Sedangkan Achmad Yani mengatakan istilah gratifikasi seks dalam hukum kita belum dikenal. “Kalau pun bisa dimasukkan, bisa masuk ke delik perzinaan,” katanya.
Praktisi hukum Farhad Abbas menilai perempuan yang disodorkan sebagai pemuas seks kepada pejabat dalam rangka mempengaruhi sebuah keputusan tertentu, itu sama dengan korupsi, suap dan gratifikasi.

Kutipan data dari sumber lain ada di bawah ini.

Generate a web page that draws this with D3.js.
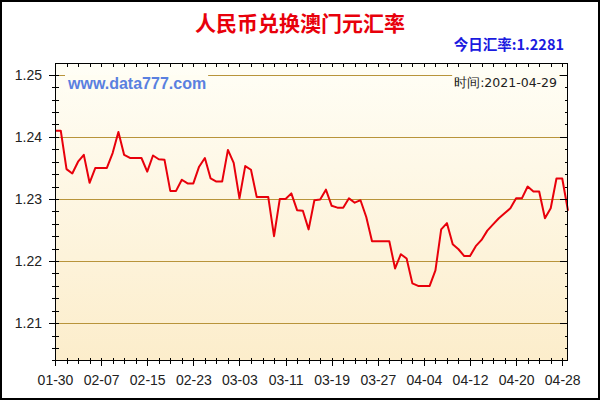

Dikatakan, itu terjadi sejak kasus mantan Ketua KPK Antasari Azhar dengan Rani, dan sekarang ini perempuan-perempuan Fathanah terkait impor daging yang melibatkan mantan Presiden PKS Luthfi Hasan Ishaaq, dan lain-lain. Terbukti selain mempengaruhi kebijakan, perempuan-perempuan itu dengan sendirinya menggerogoti uang negara, melalui korupsi yang dilakukan pejabat.
“Jadi, perempuan itu sebagai sarana sangat berbahaya untuk gerogoti uang negara melalui korupsi yang dilakukan oleh oknum pejabat. Karena itu, KPK nantinya diharapkan memiliki pelacak selain untuk menangkap koruptor, dan selingkuhannya,” kata Farhat Abbas.